Emil Stenström ( 10 Feb 2006 )
@Todd Currie: I skipped going over all the details in the last step. Here’s a short explaination of the four lines you pasted:
1) font Sets font-size to 80% of the users default and a line-height of 1.4em (I could have used 140% too, don’t know why I didn’t). Also sets the font-family to Arial.
2, 3) margin margin takes one, two, three or four values. I’ll write a short article about this in the future, stay tuned!
4) list-style removes the bullets on a list which makes them look better.
Jordan Stewart ( 2 Jun 2006 )
Hi. I’m a newbie to CSS and I’m just wondering what the reasoning behind using
#navigation legend, #navigation label, #navigation h2 {
position: absolute;
left: -10000px;
text-indent: -10000px;
line-height: 0;
}
is over using
#navigation legend, #navigation label, #navigation h2 {
display: none;
}
or
#navigation legend, #navigation label, #navigation h2 {
visibility: hidden;
}
Emil Stenström ( 2 Jun 2006 )
@Jordan Stewart: Good question. The reason is that screen readers are known to hide things with display: none, something that defeats the purpose of adding it in the first place. It’s a bit annoying but at least the workaround is not that hard.
Visibility: hidden; would not remove the element, it would still take up space.
Adam Zakreski ( 8 Jun 2006 )
When you chose not to display the legend and text for the search button, it appears you just used indent to push it off the left of the screen. Why did you do this instead of doing a {display:none}?
Great site it’s been really informative!
Travis ( 27 Oct 2006 )
The only problem I have with the layout is that when you drag the window size, the advertisement, nav bar, and the “4,379 people online part” move all over the place. How can one fix this?
Emil Stenström ( 28 Oct 2006 )
@Travis: Thanks for pointing that out. It has to do with the IE6 resize bug and I applied the fix to it. Does it work better for you now?
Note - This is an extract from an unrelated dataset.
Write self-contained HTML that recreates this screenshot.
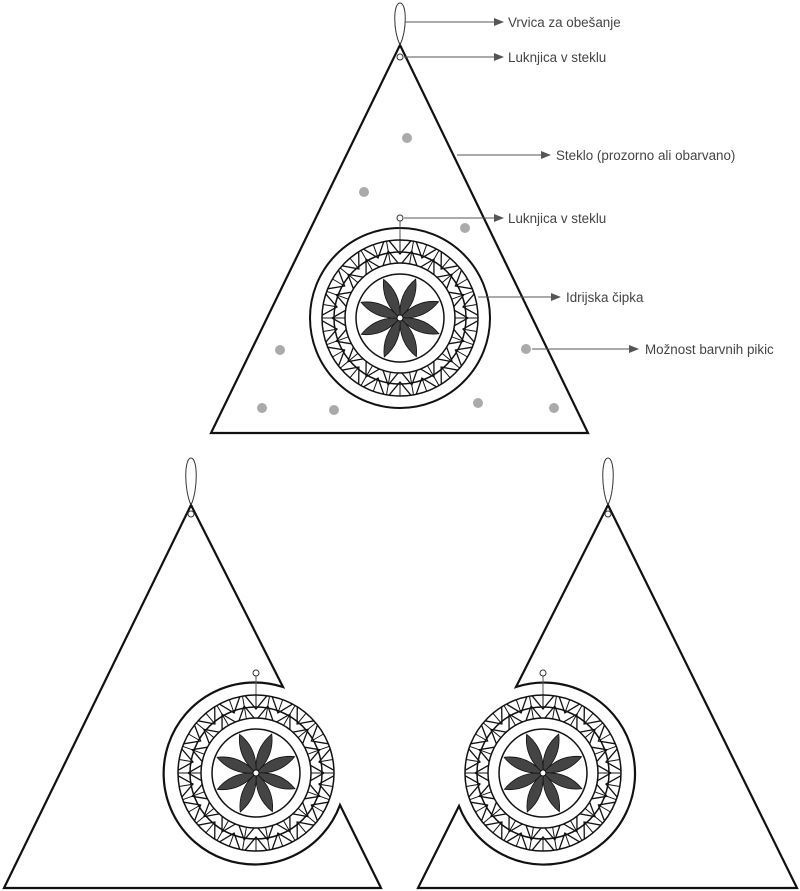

Emil Stenström ( 28 Oct 2006 )
@Adam Zakreski: I answered that in the comment above yours.
Karla ( 19 Mar 2007 )
How would you get started to build your own poker site?
Andrew ( 1 Jun 2007 )
it looks good, but if you make the text larger (eg if you have bad eyesight) it overflows its boxes. Is this is fundamental problem with the method/css?
Emil Stenström ( 2 Jun 2007 )
@Andrew: it has to do with me setting the height of the boxes to 200px. Change it to 10em instead and it should work better when zoomed. Thanks for reading!
Ronn ( 28 Nov 2007 )
Nice site, very nice tutorial. Only bug I can see in this whole thing is that it’s really unnecessary for theses sites to do almost any onsite optimization. The degree of offline optimization these guys do is remarkable. Check them out in backlinks, you will be surprised at how many people link to them.